Instructions for the task:
Give the data below again exactly as written, without its pictures.

Collected data:
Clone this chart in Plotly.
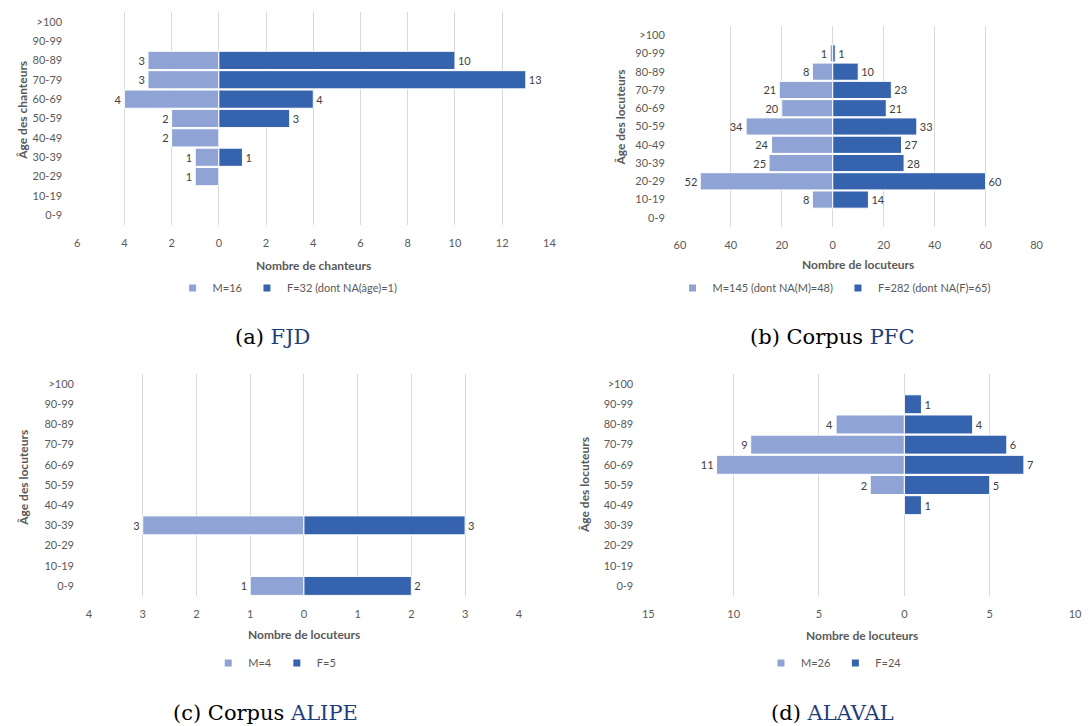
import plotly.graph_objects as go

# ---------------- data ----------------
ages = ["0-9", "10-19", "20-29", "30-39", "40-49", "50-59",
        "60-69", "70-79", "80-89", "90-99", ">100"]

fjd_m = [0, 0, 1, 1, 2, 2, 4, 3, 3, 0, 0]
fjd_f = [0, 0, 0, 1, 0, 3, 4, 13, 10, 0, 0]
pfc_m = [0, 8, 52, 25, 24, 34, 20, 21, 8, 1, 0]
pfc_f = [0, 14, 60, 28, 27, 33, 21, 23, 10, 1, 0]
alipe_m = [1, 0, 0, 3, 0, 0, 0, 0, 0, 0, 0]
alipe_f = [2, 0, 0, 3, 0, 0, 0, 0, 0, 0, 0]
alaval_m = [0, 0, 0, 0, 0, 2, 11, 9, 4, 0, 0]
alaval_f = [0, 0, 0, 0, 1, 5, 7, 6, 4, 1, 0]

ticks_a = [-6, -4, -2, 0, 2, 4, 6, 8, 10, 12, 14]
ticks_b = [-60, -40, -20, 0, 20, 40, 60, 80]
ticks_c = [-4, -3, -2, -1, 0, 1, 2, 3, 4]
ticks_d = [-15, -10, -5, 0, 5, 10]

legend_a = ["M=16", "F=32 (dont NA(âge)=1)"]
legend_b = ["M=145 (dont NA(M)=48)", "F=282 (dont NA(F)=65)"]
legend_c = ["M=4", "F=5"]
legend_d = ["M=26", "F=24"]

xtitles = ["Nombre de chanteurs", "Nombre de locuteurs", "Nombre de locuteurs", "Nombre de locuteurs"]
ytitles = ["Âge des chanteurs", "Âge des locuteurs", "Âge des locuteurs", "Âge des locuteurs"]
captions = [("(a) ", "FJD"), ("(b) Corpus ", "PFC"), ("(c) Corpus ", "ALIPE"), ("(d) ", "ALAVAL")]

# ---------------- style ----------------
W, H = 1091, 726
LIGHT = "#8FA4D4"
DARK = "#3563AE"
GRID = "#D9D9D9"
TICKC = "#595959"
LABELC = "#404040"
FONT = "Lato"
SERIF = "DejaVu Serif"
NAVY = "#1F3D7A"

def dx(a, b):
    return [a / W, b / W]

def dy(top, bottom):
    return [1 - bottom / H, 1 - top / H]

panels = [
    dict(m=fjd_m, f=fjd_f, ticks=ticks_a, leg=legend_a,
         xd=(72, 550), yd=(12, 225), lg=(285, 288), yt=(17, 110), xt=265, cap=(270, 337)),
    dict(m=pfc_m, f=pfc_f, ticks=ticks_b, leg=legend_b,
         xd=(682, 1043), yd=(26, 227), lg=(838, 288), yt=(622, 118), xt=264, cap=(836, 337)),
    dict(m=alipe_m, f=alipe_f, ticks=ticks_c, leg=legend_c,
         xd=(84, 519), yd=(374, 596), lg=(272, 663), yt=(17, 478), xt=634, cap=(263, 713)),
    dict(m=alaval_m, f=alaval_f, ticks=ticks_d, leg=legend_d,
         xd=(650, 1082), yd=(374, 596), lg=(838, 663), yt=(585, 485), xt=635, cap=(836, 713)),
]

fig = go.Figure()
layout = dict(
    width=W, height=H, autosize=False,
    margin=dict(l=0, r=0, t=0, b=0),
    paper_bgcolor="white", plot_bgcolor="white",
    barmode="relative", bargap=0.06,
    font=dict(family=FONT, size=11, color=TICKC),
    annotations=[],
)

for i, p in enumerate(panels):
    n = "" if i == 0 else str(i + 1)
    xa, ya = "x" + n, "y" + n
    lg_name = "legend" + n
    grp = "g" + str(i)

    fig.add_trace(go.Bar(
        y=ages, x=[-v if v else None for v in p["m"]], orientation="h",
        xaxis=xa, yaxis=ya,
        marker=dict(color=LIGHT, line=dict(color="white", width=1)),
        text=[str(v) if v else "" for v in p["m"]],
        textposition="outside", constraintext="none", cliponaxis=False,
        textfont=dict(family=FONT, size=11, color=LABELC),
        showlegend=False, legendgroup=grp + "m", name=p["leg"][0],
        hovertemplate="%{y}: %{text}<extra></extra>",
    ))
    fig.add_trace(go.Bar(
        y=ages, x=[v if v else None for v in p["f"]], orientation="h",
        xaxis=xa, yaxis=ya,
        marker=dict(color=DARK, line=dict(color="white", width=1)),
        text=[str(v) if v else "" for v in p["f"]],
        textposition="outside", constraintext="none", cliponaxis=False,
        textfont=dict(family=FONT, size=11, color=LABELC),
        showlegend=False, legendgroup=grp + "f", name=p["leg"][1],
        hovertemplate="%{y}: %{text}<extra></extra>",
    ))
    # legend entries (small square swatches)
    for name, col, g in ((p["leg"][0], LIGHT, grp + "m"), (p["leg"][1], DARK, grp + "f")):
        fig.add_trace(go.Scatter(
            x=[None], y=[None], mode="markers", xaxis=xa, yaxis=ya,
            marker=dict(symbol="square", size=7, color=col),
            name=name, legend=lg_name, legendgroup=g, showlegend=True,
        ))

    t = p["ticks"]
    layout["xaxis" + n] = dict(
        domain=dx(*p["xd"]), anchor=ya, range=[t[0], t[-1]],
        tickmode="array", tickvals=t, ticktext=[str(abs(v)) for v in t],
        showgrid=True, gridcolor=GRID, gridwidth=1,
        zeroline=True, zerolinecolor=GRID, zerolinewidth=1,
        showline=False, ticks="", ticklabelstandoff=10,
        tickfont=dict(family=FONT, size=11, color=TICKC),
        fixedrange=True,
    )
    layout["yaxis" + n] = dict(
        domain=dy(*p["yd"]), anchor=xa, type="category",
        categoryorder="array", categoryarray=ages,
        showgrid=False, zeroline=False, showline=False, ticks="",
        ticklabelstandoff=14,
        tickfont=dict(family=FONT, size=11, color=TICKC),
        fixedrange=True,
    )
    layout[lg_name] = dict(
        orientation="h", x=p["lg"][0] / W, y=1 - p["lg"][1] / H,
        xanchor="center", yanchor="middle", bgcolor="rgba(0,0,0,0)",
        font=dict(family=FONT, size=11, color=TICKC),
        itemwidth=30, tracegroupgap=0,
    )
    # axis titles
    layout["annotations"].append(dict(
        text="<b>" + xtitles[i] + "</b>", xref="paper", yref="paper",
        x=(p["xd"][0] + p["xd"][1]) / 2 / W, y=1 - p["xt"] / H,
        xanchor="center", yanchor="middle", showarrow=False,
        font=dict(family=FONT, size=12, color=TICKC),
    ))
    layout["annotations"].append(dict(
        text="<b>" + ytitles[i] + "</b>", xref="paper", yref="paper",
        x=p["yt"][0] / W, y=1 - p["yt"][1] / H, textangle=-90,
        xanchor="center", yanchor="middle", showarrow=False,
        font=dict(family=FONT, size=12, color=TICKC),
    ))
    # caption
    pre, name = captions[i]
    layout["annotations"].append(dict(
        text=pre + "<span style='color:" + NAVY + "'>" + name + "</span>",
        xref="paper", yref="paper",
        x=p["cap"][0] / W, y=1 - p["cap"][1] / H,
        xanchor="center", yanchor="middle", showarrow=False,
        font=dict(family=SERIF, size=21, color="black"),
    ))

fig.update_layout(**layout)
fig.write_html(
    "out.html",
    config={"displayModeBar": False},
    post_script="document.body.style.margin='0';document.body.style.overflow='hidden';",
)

Answer to this task:
Clone this chart in Plotly.
import plotly.graph_objects as go

# ---------------- data ----------------
ages = ["0-9", "10-19", "20-29", "30-39", "40-49", "50-59",
        "60-69", "70-79", "80-89", "90-99", ">100"]

fjd_m = [0, 0, 1, 1, 2, 2, 4, 3, 3, 0, 0]
fjd_f = [0, 0, 0, 1, 0, 3, 4, 13, 10, 0, 0]
pfc_m = [0, 8, 52, 25, 24, 34, 20, 21, 8, 1, 0]
pfc_f = [0, 14, 60, 28, 27, 33, 21, 23, 10, 1, 0]
alipe_m = [1, 0, 0, 3, 0, 0, 0, 0, 0, 0, 0]
alipe_f = [2, 0, 0, 3, 0, 0, 0, 0, 0, 0, 0]
alaval_m = [0, 0, 0, 0, 0, 2, 11, 9, 4, 0, 0]
alaval_f = [0, 0, 0, 0, 1, 5, 7, 6, 4, 1, 0]

ticks_a = [-6, -4, -2, 0, 2, 4, 6, 8, 10, 12, 14]
ticks_b = [-60, -40, -20, 0, 20, 40, 60, 80]
ticks_c = [-4, -3, -2, -1, 0, 1, 2, 3, 4]
ticks_d = [-15, -10, -5, 0, 5, 10]

legend_a = ["M=16", "F=32 (dont NA(âge)=1)"]
legend_b = ["M=145 (dont NA(M)=48)", "F=282 (dont NA(F)=65)"]
legend_c = ["M=4", "F=5"]
legend_d = ["M=26", "F=24"]

xtitles = ["Nombre de chanteurs", "Nombre de locuteurs", "Nombre de locuteurs", "Nombre de locuteurs"]
ytitles = ["Âge des chanteurs", "Âge des locuteurs", "Âge des locuteurs", "Âge des locuteurs"]
captions = [("(a) ", "FJD"), ("(b) Corpus ", "PFC"), ("(c) Corpus ", "ALIPE"), ("(d) ", "ALAVAL")]

# ---------------- style ----------------
W, H = 1091, 726
LIGHT = "#8FA4D4"
DARK = "#3563AE"
GRID = "#D9D9D9"
TICKC = "#595959"
LABELC = "#404040"
FONT = "Lato"
SERIF = "DejaVu Serif"
NAVY = "#1F3D7A"

def dx(a, b):
    return [a / W, b / W]

def dy(top, bottom):
    return [1 - bottom / H, 1 - top / H]

panels = [
    dict(m=fjd_m, f=fjd_f, ticks=ticks_a, leg=legend_a,
         xd=(72, 550), yd=(12, 225), lg=(285, 288), yt=(17, 110), xt=265, cap=(270, 337)),
    dict(m=pfc_m, f=pfc_f, ticks=ticks_b, leg=legend_b,
         xd=(682, 1043), yd=(26, 227), lg=(838, 288), yt=(622, 118), xt=264, cap=(836, 337)),
    dict(m=alipe_m, f=alipe_f, ticks=ticks_c, leg=legend_c,
         xd=(84, 519), yd=(374, 596), lg=(272, 663), yt=(17, 478), xt=634, cap=(263, 713)),
    dict(m=alaval_m, f=alaval_f, ticks=ticks_d, leg=legend_d,
         xd=(650, 1082), yd=(374, 596), lg=(838, 663), yt=(585, 485), xt=635, cap=(836, 713)),
]

fig = go.Figure()
layout = dict(
    width=W, height=H, autosize=False,
    margin=dict(l=0, r=0, t=0, b=0),
    paper_bgcolor="white", plot_bgcolor="white",
    barmode="relative", bargap=0.06,
    font=dict(family=FONT, size=11, color=TICKC),
    annotations=[],
)

for i, p in enumerate(panels):
    n = "" if i == 0 else str(i + 1)
    xa, ya = "x" + n, "y" + n
    lg_name = "legend" + n
    grp = "g" + str(i)

    fig.add_trace(go.Bar(
        y=ages, x=[-v if v else None for v in p["m"]], orientation="h",
        xaxis=xa, yaxis=ya,
        marker=dict(color=LIGHT, line=dict(color="white", width=1)),
        text=[str(v) if v else "" for v in p["m"]],
        textposition="outside", constraintext="none", cliponaxis=False,
        textfont=dict(family=FONT, size=11, color=LABELC),
        showlegend=False, legendgroup=grp + "m", name=p["leg"][0],
        hovertemplate="%{y}: %{text}<extra></extra>",
    ))
    fig.add_trace(go.Bar(
        y=ages, x=[v if v else None for v in p["f"]], orientation="h",
        xaxis=xa, yaxis=ya,
        marker=dict(color=DARK, line=dict(color="white", width=1)),
        text=[str(v) if v else "" for v in p["f"]],
        textposition="outside", constraintext="none", cliponaxis=False,
        textfont=dict(family=FONT, size=11, color=LABELC),
        showlegend=False, legendgroup=grp + "f", name=p["leg"][1],
        hovertemplate="%{y}: %{text}<extra></extra>",
    ))
    # legend entries (small square swatches)
    for name, col, g in ((p["leg"][0], LIGHT, grp + "m"), (p["leg"][1], DARK, grp + "f")):
        fig.add_trace(go.Scatter(
            x=[None], y=[None], mode="markers", xaxis=xa, yaxis=ya,
            marker=dict(symbol="square", size=7, color=col),
            name=name, legend=lg_name, legendgroup=g, showlegend=True,
        ))

    t = p["ticks"]
    layout["xaxis" + n] = dict(
        domain=dx(*p["xd"]), anchor=ya, range=[t[0], t[-1]],
        tickmode="array", tickvals=t, ticktext=[str(abs(v)) for v in t],
        showgrid=True, gridcolor=GRID, gridwidth=1,
        zeroline=True, zerolinecolor=GRID, zerolinewidth=1,
        showline=False, ticks="", ticklabelstandoff=10,
        tickfont=dict(family=FONT, size=11, color=TICKC),
        fixedrange=True,
    )
    layout["yaxis" + n] = dict(
        domain=dy(*p["yd"]), anchor=xa, type="category",
        categoryorder="array", categoryarray=ages,
        showgrid=False, zeroline=False, showline=False, ticks="",
        ticklabelstandoff=14,
        tickfont=dict(family=FONT, size=11, color=TICKC),
        fixedrange=True,
    )
    layout[lg_name] = dict(
        orientation="h", x=p["lg"][0] / W, y=1 - p["lg"][1] / H,
        xanchor="center", yanchor="middle", bgcolor="rgba(0,0,0,0)",
        font=dict(family=FONT, size=11, color=TICKC),
        itemwidth=30, tracegroupgap=0,
    )
    # axis titles
    layout["annotations"].append(dict(
        text="<b>" + xtitles[i] + "</b>", xref="paper", yref="paper",
        x=(p["xd"][0] + p["xd"][1]) / 2 / W, y=1 - p["xt"] / H,
        xanchor="center", yanchor="middle", showarrow=False,
        font=dict(family=FONT, size=12, color=TICKC),
    ))
    layout["annotations"].append(dict(
        text="<b>" + ytitles[i] + "</b>", xref="paper", yref="paper",
        x=p["yt"][0] / W, y=1 - p["yt"][1] / H, textangle=-90,
        xanchor="center", yanchor="middle", showarrow=False,
        font=dict(family=FONT, size=12, color=TICKC),
    ))
    # caption
    pre, name = captions[i]
    layout["annotations"].append(dict(
        text=pre + "<span style='color:" + NAVY + "'>" + name + "</span>",
        xref="paper", yref="paper",
        x=p["cap"][0] / W, y=1 - p["cap"][1] / H,
        xanchor="center", yanchor="middle", showarrow=False,
        font=dict(family=SERIF, size=21, color="black"),
    ))

fig.update_layout(**layout)
fig.write_html(
    "out.html",
    config={"displayModeBar": False},
    post_script="document.body.style.margin='0';document.body.style.overflow='hidden';",
)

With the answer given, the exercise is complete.